Corporate Relocation Campaigns (November–January)
Businesses making decisions about office moves, employee relocations, and equipment transfers tend to do so before or after the financial year. An email campaign targeting facilities managers, HR contacts, and office administrators should lead with:
- Availability specifically for corporate and office moves
- Experience with sensitive equipment and technology infrastructure
- Weekend and after-hours move options to minimise business disruption
- Case studies or testimonials from business clients, not residential ones
Subject line examples:
- “Office moves in [City] — available January with zero disruption”
- “Planning a corporate relocation for Q1? Here is what to organise now”
Student and End-of-Lease Campaigns (June–August)
The June through August period brings a wave of student and young professional movers whose needs and budget profile differ from family residential customers. Build a parallel campaign targeting this segment with content focused on affordability, flexibility, and fast turnarounds.
Re-Engaging Past Customers for Repeat and Referral
The average person moves every five to seven years. If your database includes customers who moved with you two to three years ago, a significant portion of them will be planning another move within the next few years — or they know someone who is planning one right now.
A re-engagement email sequence for customers who moved with you two or more years ago is one of the highest-return email campaigns a moving company can run, because the acquisition cost is zero.
Subject line examples:
- “It has been [X] years — and moving season is coming up again”
- “We moved you in [Year] — know anyone planning a move this spring?”
- “A note for past [Company Name] customers: here is what is new”
Keep these emails warm and human.
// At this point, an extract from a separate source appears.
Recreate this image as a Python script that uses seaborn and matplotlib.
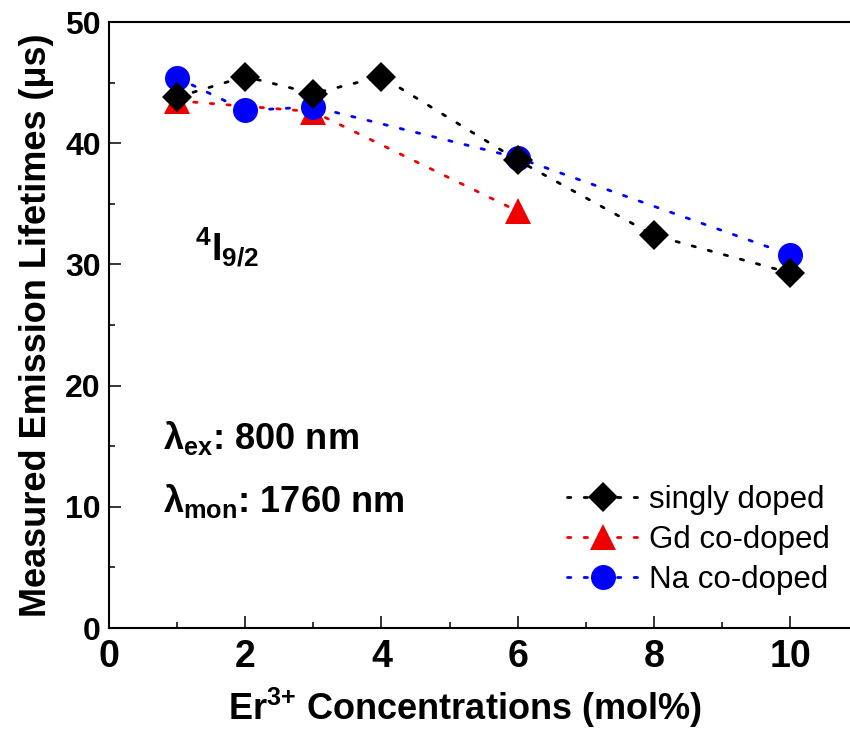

Reference the time they used your service and invite them to share your details with anyone planning a move.
List Building: The Lead Magnet Strategy
Your email list is the foundation of every campaign in this guide. Without an audience, none of it works. The most effective list-building tactic for moving companies is a high-value lead magnet: a free, downloadable moving checklist.
A moving checklist offered on your website — “Download the complete home moving checklist: 60 tasks, zero stress” — will convert a meaningful percentage of site visitors into subscribers. The download attracts people who are actively planning a move, making them exactly the right audience for your post-enquiry and seasonal campaigns.
Once subscribed, place new subscribers into a short welcome sequence: a confirmation email, a link to the checklist, a brief introduction to your company and services, and an invitation to request a quote. This sequence converts passive list subscribers into active enquirers over a two-week window.
Metrics That Matter for Moving Company Email Marketing
Unlike e-commerce, where revenue attribution is straightforward, moving company email performance is best measured through a small set of business-critical metrics.
Quote-to-booking conversion rate: Of the enquiries generated by email campaigns, what percentage become confirmed bookings? Track this separately from other channels to understand email’s true contribution.
Cost per booking via email vs PPC: Paid search advertising for moving companies is expensive. Email campaigns — particularly to your existing list and past customers — should produce bookings at a fraction of the cost per acquisition. Track both to justify continued investment in list building and email infrastructure.
Seasonal revenue mix: Over time, a well-executed seasonal email strategy should shift revenue toward earlier bookings, reducing your dependence on last-minute demand and the price compression that comes with it.